TASK DIRECTIONS –
Retype exactly the lines from the first one through the line with "const yMin = 56, yMax = 124, yStep = 4;", including both ends; skip any pictures.

DATASET EXTRACT –
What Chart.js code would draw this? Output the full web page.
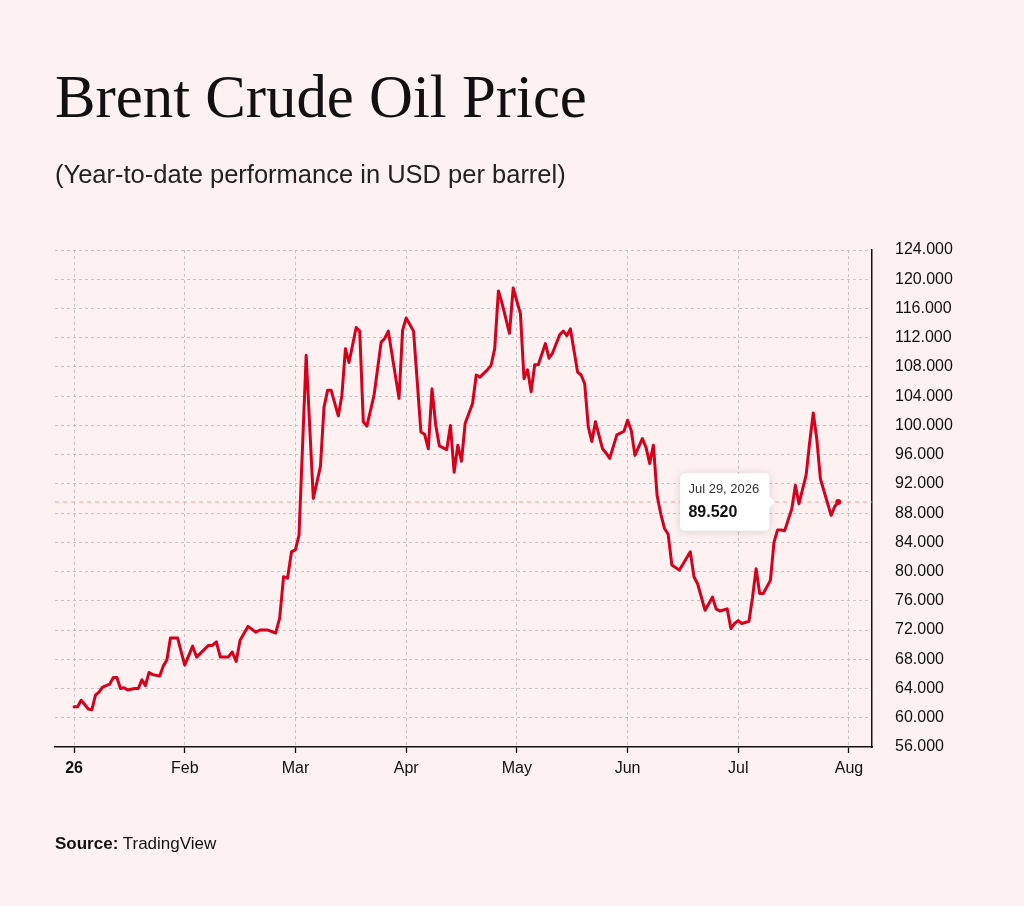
<!DOCTYPE html>
<html>
<head>
<meta charset="utf-8">
<title>Brent Crude Oil Price</title>
<script src="https://cdn.jsdelivr.net/npm/chart.js@4.4.1/dist/chart.umd.min.js"></script>
<style>
  html, body { margin: 0; padding: 0; background: #fdf1f1; }
  body { width: 1024px; height: 906px; position: relative; overflow: hidden;
         font-family: "Liberation Sans", Arial, Helvetica, sans-serif; }
  #title { position: absolute; left: 55px; top: 67px; margin: 0;
           font-family: "Liberation Serif", "Times New Roman", serif;
           font-size: 60.8px; line-height: 60px; font-weight: normal; color: #111; white-space: nowrap; }
  #subtitle { position: absolute; left: 55px; top: 162px; font-size: 25.5px; line-height: 25px; color: #222; white-space: nowrap; }
  #source { position: absolute; left: 55px; top: 836px; font-size: 17px; line-height: 16px; color: #111; white-space: nowrap; }
  #chart { position: absolute; left: 0; top: 0; }
</style>
</head>
<body>
<canvas id="chart" width="1024" height="906"></canvas>
<h1 id="title">Brent Crude Oil Price</h1>
<div id="subtitle">(Year-to-date performance in USD per barrel)</div>
<div id="source"><b>Source:</b> TradingView</div>

<script>
// chart data
const YEAR = 2026;
const monthNames = ['Jan', 'Feb', 'Mar', 'Apr', 'May', 'Jun', 'Jul', 'Aug', 'Sep', 'Oct', 'Nov', 'Dec'];
const xTickLabels = ['26', 'Feb', 'Mar', 'Apr', 'May', 'Jun', 'Jul', 'Aug'];
const yMin = 56, yMax = 124, yStep = 4;

const dates = [
  '01-01', '01-02', '01-03', '01-05', '01-06', '01-07', '01-08', '01-09', '01-11', '01-12',
  '01-13', '01-14', '01-15', '01-16', '01-18', '01-19', '01-20', '01-21', '01-22', '01-23',
  '01-25', '01-26', '01-27', '01-28', '01-30',
  '02-01', '02-03', '02-04', '02-07', '02-08', '02-09', '02-10', '02-11', '02-12', '02-13',
  '02-14', '02-15', '02-17', '02-19', '02-20', '02-22', '02-24', '02-25', '02-26', '02-27', '02-28',
  '03-01', '03-02', '03-04', '03-06', '03-08', '03-09', '03-10', '03-11', '03-13', '03-14',
  '03-15', '03-16', '03-18', '03-19', '03-20', '03-21', '03-23', '03-25', '03-26', '03-27',
  '03-30', '03-31',
  '04-01', '04-03', '04-05', '04-06', '04-07', '04-08', '04-09', '04-10', '04-12', '04-13',
  '04-14', '04-15', '04-16', '04-17', '04-19', '04-20', '04-21', '04-23', '04-24', '04-25',
  '04-26', '04-27', '04-29', '04-30',
  '05-02', '05-03', '05-04', '05-05', '05-06', '05-07', '05-09', '05-10', '05-11', '05-13',
  '05-14', '05-15', '05-16', '05-18', '05-19', '05-20', '05-21', '05-22', '05-23', '05-25',
  '05-26', '05-27', '05-29', '05-31',
  '06-01', '06-02', '06-03', '06-05', '06-06', '06-07', '06-08', '06-09', '06-10', '06-11',
  '06-12', '06-13', '06-15', '06-16', '06-18', '06-19', '06-20', '06-22', '06-24', '06-25',
  '06-26', '06-28', '06-29', '06-30',
  '07-01', '07-02', '07-04', '07-05', '07-06', '07-07', '07-08', '07-10', '07-11', '07-12',
  '07-13', '07-14', '07-16', '07-17', '07-18', '07-20', '07-21', '07-22', '07-23', '07-24',
  '07-27', '07-28', '07-29'
];

const prices = [
  61.5, 61.5, 62.4, 61.2, 61.1, 63.1, 63.5, 64.2, 64.6, 65.5,
  65.5, 64.0, 64.1, 63.8, 64.0, 64.0, 65.2, 64.4, 66.2, 65.9,
  65.7, 67.1, 67.9, 70.9, 70.9,
  67.2, 69.8, 68.3, 69.9, 69.9, 70.4, 68.3, 68.3, 68.3, 69.0,
  67.7, 70.6, 72.5, 71.7, 72.0, 72.0, 71.6, 73.6, 79.3, 79.1, 82.7,
  83.0, 85.0, 109.6, 90.0, 94.4, 102.5, 104.8, 104.8, 101.3, 104.1,
  110.5, 108.6, 113.4, 112.9, 100.5, 99.9, 104.1, 111.4, 111.9, 112.9,
  103.7, 113.0,
  114.7, 112.9, 99.1, 98.8, 96.8, 105.0, 100.1, 97.2, 96.7, 100.0,
  93.6, 97.3, 95.1, 100.3, 103.0, 106.9, 106.6, 107.6, 108.2, 110.5,
  118.4, 116.7, 112.6, 118.8,
  115.3, 106.4, 107.6, 104.6, 108.3, 108.3, 111.2, 109.2, 109.9, 112.4,
  112.9, 112.3, 113.2, 107.3, 106.9, 105.7, 99.8, 97.8, 100.5, 96.8,
  96.2, 95.5, 98.7, 99.2,
  100.7, 99.3, 95.9, 98.2, 97.0, 94.8, 97.3, 90.4, 87.9, 85.9,
  85.1, 80.9, 80.2, 81.0, 82.7, 79.3, 78.3, 74.7, 76.5, 74.9,
  74.6, 74.9, 72.2, 72.9,
  73.3, 72.9, 73.2, 76.5, 80.4, 77.0, 77.0, 78.8, 84.0, 85.7,
  85.7, 85.6, 88.6, 91.8, 89.3, 93.2, 97.7, 101.7, 98.1, 92.7,
  87.7, 88.9, 89.52
];

const FONT = '"Liberation Sans", Arial, Helvetica, sans-serif';
const RED = '#d4001c';
const GRID = '#c6c2c2';

// months are drawn with equal width, so x is "month index + fraction of month"
function monthPos(md) {
  const [m, d] = md.split('-').map(Number);
  const days = new Date(YEAR, m, 0).getDate();
  return (m - 1) + (d - 1) / days;
}

function longDate(md) {
  const [m, d] = md.split('-').map(Number);
  return monthNames[m - 1] + ' ' + d + ', ' + YEAR;
}

const X_MIN = -0.172, X_MAX = 7.208;
const lastIndex = prices.length - 1;

const points = dates.map((d, i) => ({ x: monthPos(d), y: prices[i] }));
const lastLine = [{ x: X_MIN, y: prices[lastIndex] }, { x: X_MAX, y: prices[lastIndex] }];

// soft shadow behind the tooltip box
const tooltipShadow = {
  id: 'tooltipShadow',
  beforeTooltipDraw(chart, args) {
    const tt = args.tooltip;
    if (!tt || !tt.opacity) return;
    const c = chart.ctx;
    c.save();
    c.shadowColor = 'rgba(0,0,0,0.16)';
    c.shadowBlur = 10;
    c.shadowOffsetY = 1;
    c.fillStyle = '#ffffff';
    c.beginPath();
    c.roundRect(tt.x, tt.y, tt.width, tt.height, 4);
    c.fill();
    c.restore();
  }
};

const ctx = document.getElementById('chart').getContext('2d');

const chart = new Chart(ctx, {
  type: 'line',
  data: {
    datasets: [
      {
        data: points,
        borderColor: RED,
        borderWidth: 3,
        borderJoinStyle: 'round',
        borderCapStyle: 'round',
        tension: 0,
        pointRadius: c => c.dataIndex === lastIndex ? 3 : 0,
        pointHoverRadius: 3,
        pointBorderWidth: 0,
        pointBackgroundColor: RED,
        order: 0
      },
      {
        // last price marker line
        data: lastLine,
        borderColor: '#f29a9a',
        borderWidth: 1,
        borderDash: [4, 4],
        pointRadius: 0,
        pointHoverRadius: 0,
        order: 1
      }
    ]
  },
  options: {
    responsive: false,
    animation: false,
    events: [],
    layout: { padding: { top: 250, left: 55, right: 0, bottom: 115 } },
    plugins: {
      legend: { display: false },
      tooltip: {
        backgroundColor: '#ffffff',
        titleColor: '#333333',
        bodyColor: '#111111',
        titleFont: { family: FONT, size: 13, weight: 'normal' },
        bodyFont: { family: FONT, size: 16, weight: 'bold' },
        titleMarginBottom: 6,
        padding: { top: 8, bottom: 8, left: 8, right: 10 },
        cornerRadius: 4,
        caretSize: 6,
        caretPadding: 63,
        xAlign: 'right',
        yAlign: 'center',
        displayColors: false,
        callbacks: {
          title: items => longDate(dates[items[0].dataIndex]),
          label: item => item.parsed.y.toFixed(3)
        }
      }
    },
    scales: {
      x: {
        type: 'linear',
        min: X_MIN,
        max: X_MAX,
        afterBuildTicks: s => { s.ticks = xTickLabels.map((_, i) => ({ value: i })); },
        afterFit: s => { s.height = 44; },
        grid: {
          color: GRID,
          lineWidth: 1,
          drawTicks: true,
          tickLength: 6,
          tickColor: '#111111',
          tickWidth: 1.3
        },
        border: { display: true, color: '#111111', width: 1.5, dash: [3, 3] },
        ticks: {
          padding: 6,
          color: '#111111',
          autoSkip: false,
          maxRotation: 0,
          font: c => ({ family: FONT, size: 16, weight: c.index === 0 ? 'bold' : 'normal' }),
          callback: (v, i) => xTickLabels[i]
        }
      },
      y: {
        position: 'right',
        min: yMin,
        max: yMax,
        afterFit: s => { s.width = 152; },
        grid: {
          color: c => (c.tick && c.tick.value === yMin) ? 'rgba(0,0,0,0)' : GRID,
          lineWidth: 1,
          drawTicks: false
        },
        border: { display: true, color: '#111111', width: 1.5, dash: [3, 3] },
        ticks: {
          stepSize: yStep,
          padding: 23,
          color: '#111111',
          font: { family: FONT, size: 16 },
          callback: v => v.toFixed(3)
        }
      }
    }
  },
  plugins: [tooltipShadow]
});

// keep the tooltip open on the latest close
const lastEl = chart.getDatasetMeta(0).data[lastIndex];
chart.tooltip.setActiveElements([{ datasetIndex: 0, index: lastIndex }], { x: lastEl.x, y: lastEl.y });
chart.update();
</script>
</body>
</html>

TASK RESPONSE –
What Chart.js code would draw this? Output the full web page.
<!DOCTYPE html>
<html>
<head>
<meta charset="utf-8">
<title>Brent Crude Oil Price</title>
<script src="https://cdn.jsdelivr.net/npm/chart.js@4.4.1/dist/chart.umd.min.js"></script>
<style>
  html, body { margin: 0; padding: 0; background: #fdf1f1; }
  body { width: 1024px; height: 906px; position: relative; overflow: hidden;
         font-family: "Liberation Sans", Arial, Helvetica, sans-serif; }
  #title { position: absolute; left: 55px; top: 67px; margin: 0;
           font-family: "Liberation Serif", "Times New Roman", serif;
           font-size: 60.8px; line-height: 60px; font-weight: normal; color: #111; white-space: nowrap; }
  #subtitle { position: absolute; left: 55px; top: 162px; font-size: 25.5px; line-height: 25px; color: #222; white-space: nowrap; }
  #source { position: absolute; left: 55px; top: 836px; font-size: 17px; line-height: 16px; color: #111; white-space: nowrap; }
  #chart { position: absolute; left: 0; top: 0; }
</style>
</head>
<body>
<canvas id="chart" width="1024" height="906"></canvas>
<h1 id="title">Brent Crude Oil Price</h1>
<div id="subtitle">(Year-to-date performance in USD per barrel)</div>
<div id="source"><b>Source:</b> TradingView</div>

<script>
// chart data
const YEAR = 2026;
const monthNames = ['Jan', 'Feb', 'Mar', 'Apr', 'May', 'Jun', 'Jul', 'Aug', 'Sep', 'Oct', 'Nov', 'Dec'];
const xTickLabels = ['26', 'Feb', 'Mar', 'Apr', 'May', 'Jun', 'Jul', 'Aug'];
const yMin = 56, yMax = 124, yStep = 4;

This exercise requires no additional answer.